Ceci étant dit, comprendre la nature de classe de l’Etat – et donc le rôle de la police – ne suffit pas pour tracer une ligne de conduite pratique. Pour de nombreux anarchistes, par exemple, les choses sont très simples : tous les policiers ne pourront jamais être que d’irréductibles adversaires du mouvement ouvrier, en toutes circonstances. L’ensemble des policiers formerait donc un seul bloc réactionnaire et homogène.

La réalité est plus complexe. Il est vrai que les racistes et les maniaques de la violence sont plus nombreux dans la police que dans le reste de la société. Mais il y a aussi de nombreux policiers qui se sont engagés sur la base d’illusions dans leur véritable « mission » – ou, tout simplement, pour avoir un emploi. Par ailleurs, il faut tenir compte des différences qui existent entre les services : les CRS ou les agents de la BAC n’assurent pas les mêmes missions – et n’ont donc pas la même psychologie politique, en général – que les agents de la brigade de protection des mineurs, par exemple. Enfin, le niveau de vie de la majorité des policiers est semblable à celui de nombreux travailleurs. Ils ont de faibles salaires, des dettes, des conditions de travail dégradées, etc.

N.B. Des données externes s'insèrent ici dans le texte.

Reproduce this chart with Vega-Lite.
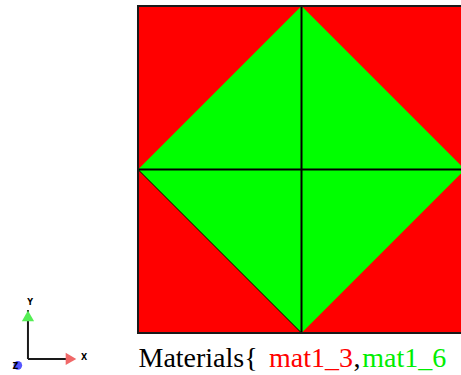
{
  "$schema": "https://vega.github.io/schema/vega-lite/v6.json",
  "width": 461,
  "height": 375,
  "autosize": "none",
  "padding": 0,
  "background": "white",
  "config": {"view": {"stroke": null}},
  "datasets": {
    "square": [{"x": -1, "x2": 1, "y": -1, "y2": 1}],
    "diamond": [{"x": -1, "lo": 0, "hi": 0}, {"x": 0, "lo": -1, "hi": 1}, {"x": 1, "lo": 0, "hi": 0}],
    "edges": [
      {"x": 0, "y": -1, "x2": 0, "y2": 1, "w": "thick"},
      {"x": -1, "y": 0, "x2": 1, "y2": 0, "w": "thick"},
      {"x": -1, "y": 0, "x2": 0, "y2": -1, "w": "thin"}
    ],
    "triadLines": [
      {"x": -1.673, "y": -1.159, "x2": -1.673, "y2": -0.86},
      {"x": -1.673, "y": -1.159, "x2": -1.44, "y2": -1.159}
    ],
    "conesY": [{"x": -1.673, "y": -0.895}],
    "conesX": [{"x": -1.41, "y": -1.159}],
    "zdot": [{"x": -1.735, "y": -1.198}],
    "triadLabels": [
      {"x": -1.66, "y": -0.818, "t": "Y"},
      {"x": -1.33, "y": -1.155, "t": "X"},
      {"x": -1.75, "y": -1.207, "t": "Z"}
    ],
    "legend": [
      {"x": -0.997, "y": -1.208, "part": "Materials{", "c": "k"},
      {"x": -0.199, "y": -1.208, "part": "mat1_3", "c": "r"},
      {"x": 0.318, "y": -1.208, "part": ",", "c": "k"},
      {"x": 0.372, "y": -1.208, "part": "mat1_6", "c": "g"}
    ]
  },
  "encoding": {
    "x": {"type": "quantitative", "scale": {"domain": [-1.844, 0.9755], "nice": false, "zero": false}, "axis": null},
    "y": {"type": "quantitative", "scale": {"domain": [-1.2569, 1.0367], "nice": false, "zero": false}, "axis": null}
  },
  "layer": [
    {
      "data": {"name": "square"},
      "mark": {"type": "rect", "fill": "#ff0000"},
      "encoding": {"x": {"field": "x", "type": "quantitative"}, "x2": {"field": "x2"}, "y": {"field": "y", "type": "quantitative"}, "y2": {"field": "y2"}}
    },
    {
      "data": {"name": "diamond"},
      "mark": {"type": "area", "fill": "#00ff00", "opacity": 1},
      "encoding": {"x": {"field": "x", "type": "quantitative"}, "y": {"field": "lo", "type": "quantitative"}, "y2": {"field": "hi"}}
    },
    {
      "data": {"name": "edges"},
      "mark": {"type": "rule", "color": "#000000"},
      "encoding": {
        "x": {"field": "x", "type": "quantitative"}, "x2": {"field": "x2"},
        "y": {"field": "y", "type": "quantitative"}, "y2": {"field": "y2"},
        "strokeWidth": {"field": "w", "type": "nominal", "scale": {"domain": ["thick", "thin"], "range": [2, 1]}, "legend": null}
      }
    },
    {
      "data": {"name": "square"},
      "mark": {"type": "rect", "fill": null, "fillOpacity": 0, "stroke": "#1a1a1a", "strokeWidth": 2},
      "encoding": {"x": {"field": "x", "type": "quantitative"}, "x2": {"field": "x2"}, "y": {"field": "y", "type": "quantitative"}, "y2": {"field": "y2"}}
    },
    {
      "data": {"name": "triadLines"},
      "mark": {"type": "rule", "color": "#1a1a1a", "strokeWidth": 2},
      "encoding": {"x": {"field": "x", "type": "quantitative"}, "x2": {"field": "x2"}, "y": {"field": "y", "type": "quantitative"}, "y2": {"field": "y2"}}
    },
    {
      "data": {"name": "conesY"},
      "mark": {"type": "point", "filled": true, "opacity": 1, "size": 150, "shape": "triangle-up", "color": "#55ee55"},
      "encoding": {"x": {"field": "x", "type": "quantitative"}, "y": {"field": "y", "type": "quantitative"}}
    },
    {
      "data": {"name": "conesX"},
      "mark": {"type": "point", "filled": true, "opacity": 1, "size": 150, "shape": "triangle-right", "color": "#f06868"},
      "encoding": {"x": {"field": "x", "type": "quantitative"}, "y": {"field": "y", "type": "quantitative"}}
    },
    {
      "data": {"name": "zdot"},
      "mark": {"type": "point", "filled": true, "opacity": 1, "size": 75, "shape": "circle", "color": "#5555ff"},
      "encoding": {"x": {"field": "x", "type": "quantitative"}, "y": {"field": "y", "type": "quantitative"}}
    },
    {
      "data": {"name": "triadLabels"},
      "mark": {"type": "text", "font": "DejaVu Sans", "fontSize": 8, "fontWeight": "bold", "color": "#000000", "align": "center", "baseline": "middle"},
      "encoding": {"x": {"field": "x", "type": "quantitative"}, "y": {"field": "y", "type": "quantitative"}, "text": {"field": "t"}}
    },
    {
      "data": {"name": "legend"},
      "mark": {"type": "text", "font": "Liberation Serif", "fontSize": 28, "align": "left", "baseline": "alphabetic"},
      "encoding": {
        "x": {"field": "x", "type": "quantitative"}, "y": {"field": "y", "type": "quantitative"},
        "text": {"field": "part"},
        "color": {"field": "c", "type": "nominal", "scale": {"domain": ["k", "r", "g"], "range": ["#000000", "#ff0000", "#00ee00"]}, "legend": null}
      }
    }
  ]
}
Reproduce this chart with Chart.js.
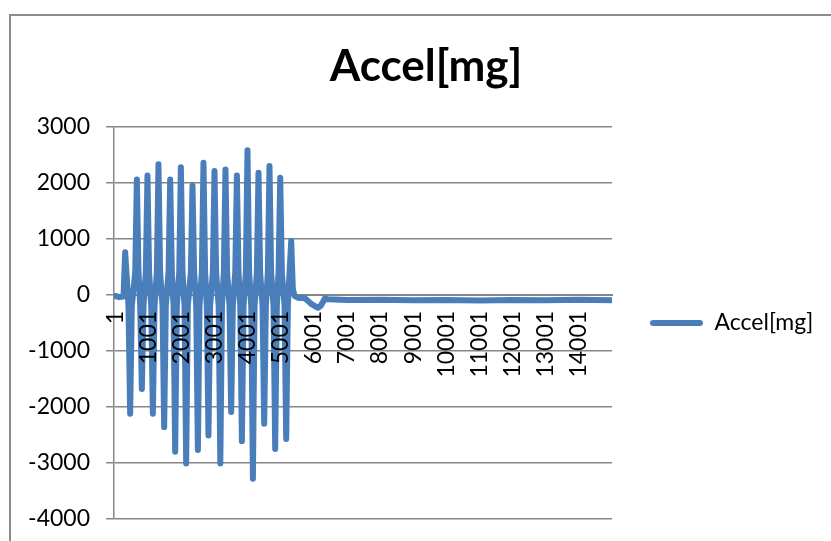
<!DOCTYPE html>
<html>
<head>
<meta charset="utf-8">
<script src="https://cdn.jsdelivr.net/npm/chart.js@4.4.0/dist/chart.umd.min.js"></script>
<style>
  html, body { margin: 0; padding: 0; background: #fff; overflow: hidden; }
  #wrap { width: 831px; height: 541px; }
</style>
</head>
<body>
<div id="wrap"><canvas id="accelChart" width="831" height="541"></canvas></div>
<script>
// sample number / value pairs: each spike with the edges of
// the dense band around zero on both sides, then the decay and the flat tail
const sampleIndex = [1, 120, 247,
    297, 347, 398, 448, 498, 601, 651, 701, 752, 802, 852,
    921, 971, 1021, 1085, 1135, 1185, 1254, 1304, 1354, 1426, 1476, 1526,
    1608, 1658, 1708, 1759, 1809, 1859, 1931, 1981, 2031, 2091, 2141, 2191,
    2282, 2332, 2382, 2445, 2495, 2545, 2614, 2664, 2714, 2765, 2815, 2865,
    2947, 2997, 3047, 3123, 3173, 3223, 3279, 3329, 3379, 3451, 3501, 3551,
    3624, 3674, 3724, 3775, 3825, 3875, 3944, 3994, 4044, 4108, 4158, 4208,
    4277, 4327, 4377, 4449, 4499, 4549, 4609, 4659, 4709, 4781, 4831, 4881,
    4933, 4983, 5033, 5114, 5164, 5214, 5265, 5315, 5365,
    5420, 5518, 5730, 5942, 6123, 6215, 6335, 6426,
    7000, 8000, 9000, 10000, 11000, 12000, 13000, 14000, 15000];
const accelValues = [-20, -40, -30,
    760, 300, -200, -2120, -200, 400, 2060, 400, -200, -1680, -200,
    400, 2130, 400, -200, -2120, -200, 400, 2330, 400, -200, -2360, -200,
    400, 2060, 400, -200, -2800, -200, 400, 2280, 400, -200, -3010, -200,
    400, 1950, 400, -200, -2770, -200, 400, 2360, 400, -200, -2510, -200,
    400, 2210, 400, -200, -3010, -200, 400, 2240, 400, -200, -2090, -200,
    400, 2130, 400, -200, -2610, -200, 400, 2580, 400, -200, -3280, -200,
    400, 2180, 400, -200, -2300, -200, 400, 2300, 400, -200, -2750, -200,
    400, 2090, 400, -200, -2570, -200, 400, 960, 100,
    -20, -50, -60, -170, -230, -190, -60, -80,
    -90, -85, -95, -90, -100, -90, -95, -85, -95];

const xTickValues = [1, 1001, 2001, 3001, 4001, 5001, 6001, 7001, 8001, 9001, 10001, 11001, 12001, 13001, 14001];
const xTickLabels = ['1', '1001', '2001', '3001', '4001', '5001', '6001', '7001', '8001', '9001',
    '10001', '11001', '12001', '13001', '14001'];

const lineBlue = '#4a7ebb';
const axisGray = '#868686';
const fontFamily = 'Lato, "Open Sans", sans-serif';

// outer chart frame (Excel chart border, cut off at right/bottom)
const chartFrame = {
    id: 'chartFrame',
    beforeDraw(chart) {
        const ctx = chart.ctx;
        ctx.save();
        ctx.fillStyle = '#fff';
        ctx.fillRect(0, 0, chart.width, chart.height);
        ctx.strokeStyle = '#8c8c8c';
        ctx.lineWidth = 2;
        ctx.beginPath();
        ctx.moveTo(10, chart.height + 5);
        ctx.lineTo(10, 15);
        ctx.lineTo(chart.width + 5, 15);
        ctx.stroke();
        ctx.restore();
    }
};

// pin the legend column width so the plot ends where the reference does
const legendWidth = {
    id: 'legendWidth',
    beforeLayout(chart) {
        const lg = chart.legend;
        if (lg && !lg._pinned) {
            const fit = lg.fit.bind(lg);
            lg.fit = function () { fit(); this.width = 219; };
            lg._pinned = true;
        }
    }
};

const points = sampleIndex.map((x, i) => ({ x: x, y: accelValues[i] }));

new Chart(document.getElementById('accelChart').getContext('2d'), {
    type: 'line',
    data: {
        datasets: [{
            label: 'Accel[mg]',
            data: points,
            borderColor: lineBlue,
            backgroundColor: lineBlue,
            borderWidth: 6,
            borderJoinStyle: 'round',
            borderCapStyle: 'round',
            pointRadius: 0,
            tension: 0,
            fill: false
        }]
    },
    options: {
        responsive: false,
        animation: false,
        layout: { padding: { left: 21, right: 0, top: 0, bottom: 22 } },
        scales: {
            x: {
                type: 'linear',
                min: -40,
                max: 15010,
                position: { y: 0 },
                grid: { display: false, drawTicks: false },
                border: { display: true, color: axisGray, width: 2 },
                afterBuildTicks(scale) {
                    scale.ticks = xTickValues.map(v => ({ value: v }));
                },
                ticks: {
                    z: 1,
                    autoSkip: false,
                    minRotation: 90,
                    maxRotation: 90,
                    padding: 16,
                    color: '#000',
                    font: { family: fontFamily, size: 23 },
                    callback: (v, i) => xTickLabels[i]
                }
            },
            y: {
                min: -4000,
                max: 3000,
                afterFit(scale) { scale.width = 93; },
                grid: { color: axisGray, lineWidth: 1.5, tickLength: 8 },
                border: { display: true, color: axisGray, width: 1.5 },
                ticks: {
                    stepSize: 1000,
                    padding: 16,
                    color: '#000',
                    font: { family: fontFamily, size: 23, lineHeight: 0.5 },
                    callback: v => String(v)
                }
            }
        },
        plugins: {
            title: {
                display: true,
                text: 'Accel[mg]',
                color: '#000',
                font: { family: fontFamily, size: 44, weight: 'bold', lineHeight: 1.2 },
                padding: { top: 40, bottom: 34 }
            },
            legend: {
                position: 'right',
                fullSize: false,
                labels: {
                    color: '#000',
                    font: { family: fontFamily, size: 23 },
                    boxWidth: 53,
                    boxHeight: 6,
                    padding: 38,
                    useBorderRadius: true,
                    borderRadius: 3,
                    generateLabels(chart) {
                        const items = Chart.defaults.plugins.legend.labels.generateLabels(chart);
                        items.forEach(it => { it.lineWidth = 0; it.fillStyle = lineBlue; });
                        return items;
                    }
                }
            },
            tooltip: { enabled: false }
        }
    },
    plugins: [chartFrame, legendWidth]
});
</script>
</body>
</html>
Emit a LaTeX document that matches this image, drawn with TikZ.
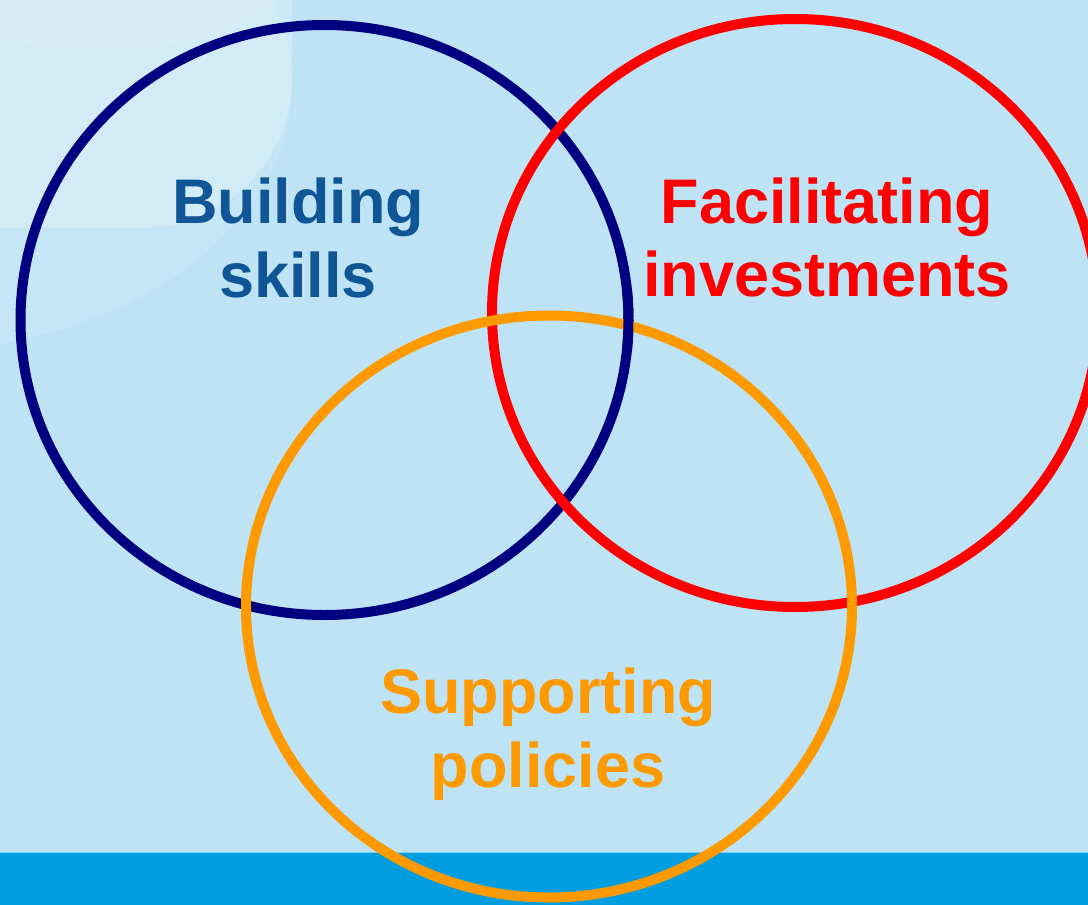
\documentclass[tikz,border=0pt]{standalone}
\usepackage{fontspec}
\setmainfont{Liberation Sans}
\definecolor{bgblue}{RGB}{189,227,245}
\definecolor{barblue}{RGB}{0,158,224}
\definecolor{barline}{RGB}{120,210,242}
\definecolor{navyline}{RGB}{0,0,128}
\definecolor{navytext}{RGB}{16,85,150}
\definecolor{redline}{RGB}{255,0,0}
\definecolor{orangeline}{RGB}{255,153,0}
\tikzset{
  ring/.style={line width=10pt},
  label/.style={font=\bfseries\fontsize{63}{69}\selectfont, anchor=base, inner sep=0pt},
}
\begin{document}
\begin{tikzpicture}[x=1pt,y=-1pt]
\clip (0,0) rectangle (1088,905);
\fill[bgblue] (0,0) rectangle (1088,905);
% soft light decorations, top left
\fill[white,opacity=0.13] (-100,85) ellipse [x radius=392, y radius=268];
\fill[white,opacity=0.22] (-300,-300) [rounded corners=150] rectangle (292,228);
\fill[white,opacity=0.12] (100,-40) ellipse [x radius=200, y radius=92];
% bottom bar
\fill[barblue] (0,852) rectangle (1088,905);
\draw[barline, line width=1.2pt] (0,852.5) -- (1088,852.5);
% rings
\draw[ring, navyline] (324.5,320) ellipse [x radius=304, y radius=295];
\draw[ring, redline] (795,313) ellipse [x radius=303, y radius=294];
\draw[ring, orangeline] (549,606.5) ellipse [x radius=303, y radius=291];
\begin{scope}
\clip (600,290) rectangle (660,350);
\draw[ring, navyline] (324.5,320) ellipse [x radius=304, y radius=295];
\end{scope}
% labels
\node[label, navytext] (b1) at (298,223) {Building};
\node[label, navytext] (b2) at (298,297) {skills};
\node[label, redline] (f1) at (827,223) {Facilitating};
\node[label, redline] (f2) at (827,296) {investments};
\node[label, orangeline] (s1) at (548,713) {Supporting};
\node[label, orangeline] (s2) at (548,787) {policies};
\end{tikzpicture}
\end{document}
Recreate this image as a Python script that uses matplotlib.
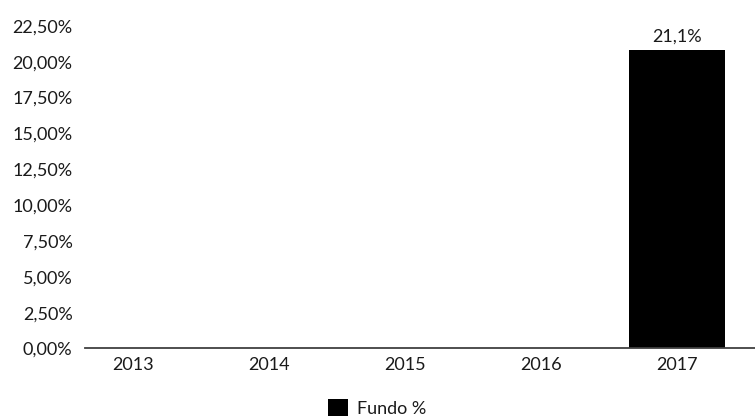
import matplotlib.pyplot as plt
from matplotlib.ticker import FuncFormatter

# Data
years = ['2013', '2014', '2015', '2016', '2017']
fundo_pct = [0.0, 0.0, 0.0, 0.0, 20.8]
bar_labels = ['', '', '', '', '21,1%']
y_ticks = [0, 2.5, 5, 7.5, 10, 12.5, 15, 17.5, 20, 22.5]

plt.rcParams['font.family'] = ['Lato', 'DejaVu Sans']

fig = plt.figure(figsize=(7.55, 4.17), dpi=100)
ax = fig.add_axes([0.1126, 0.1643, 0.8874, 0.7736])

x = list(range(len(years)))
bars = ax.bar(x, fundo_pct, width=0.7, color='black', label='Fundo %')

# Value label above the bar
for rect, lab in zip(bars, bar_labels):
    if lab:
        ax.annotate(lab, (rect.get_x() + rect.get_width() / 2, rect.get_height()),
                    xytext=(0, 4), textcoords='offset points',
                    ha='center', va='bottom', fontsize=13, color='#1a1a1a')

ax.set_xlim(-0.353, 4.574)
ax.set_ylim(0, 22.5)
ax.set_xticks(x)
ax.set_xticklabels(years)
ax.set_yticks(y_ticks)
ax.yaxis.set_major_formatter(FuncFormatter(lambda v, p: f"{v:.2f}%".replace('.', ',')))

for side in ['top', 'right', 'left']:
    ax.spines[side].set_visible(False)
ax.spines['bottom'].set_color('#404040')
ax.spines['bottom'].set_linewidth(1.3)

ax.tick_params(axis='both', length=0, labelsize=13, labelcolor='#1a1a1a')
ax.tick_params(axis='y', pad=9)
ax.tick_params(axis='x', pad=6)

fig.legend(loc='center', bbox_to_anchor=(0.5, 0.022), frameon=False,
           fontsize=13, handlelength=1.1, handleheight=1.1, handletextpad=0.5,
           labelcolor='#1a1a1a')

fig.savefig('out.png', dpi=100)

En conséquence, dans certaines conditions, sous la pression des contradictions de classe, une partie de la police peut se rebeller contre le gouvernement. Il est vrai que ces mouvements ont parfois un caractère réactionnaire, comme lors des manifestations de policiers contre le « laxisme » des juges, ou lors du rassemblement de policiers contre la France insoumise, en septembre dernier. Dans ces cas-là, on doit évidemment s’y opposer. Mais les mobilisations de policiers ne sont pas toujours réactionnaires. Par exemple, des policiers ont publiquement protesté contre l’ensemble de la réforme des retraites – et non seulement pour défendre leur retraite de policier.

Ces cas restent marginaux en France, pour l’instant. Mais on a vu des policiers rallier les mouvements révolutionnaires en Algérie ou en Equateur, récemment. Compte tenu de cela, notre rôle n’est pas de jeter tous les policiers dans le même sac réactionnaire, mais de repérer et d’élargir chaque fissure qui apparaît au sein de l’appareil d’Etat. Des mots d’ordre superficiels tels que « tout le monde déteste la police ! » sont contre-productifs, car ils ont tendance à souder les policiers autour de leur hiérarchie.

Le rôle des directions syndicales

Au lieu de demander aux préfets de donner des ordres « républicains », les dirigeants syndicaux doivent appeler les policiers à désobéir aux ordres de répression. C’est une tâche politique essentielle : il faut viser la conscience des policiers, leur expliquer le caractère réactionnaire de la politique gouvernementale et les appeler à protester contre cette politique, y compris en refusant d’attaquer les manifestations et les piquets de grève. Ce faisant, on peut élargir les fissures de classe au sein de l’appareil d’Etat.

Dans le même temps, les directions syndicales doivent organiser des services d’ordre plus efficaces pour défendre les manifestations contre les violences policières, mais aussi pour neutraliser les éléments provocateurs qui, sur les manifestations, servent de prétexte à la répression policière.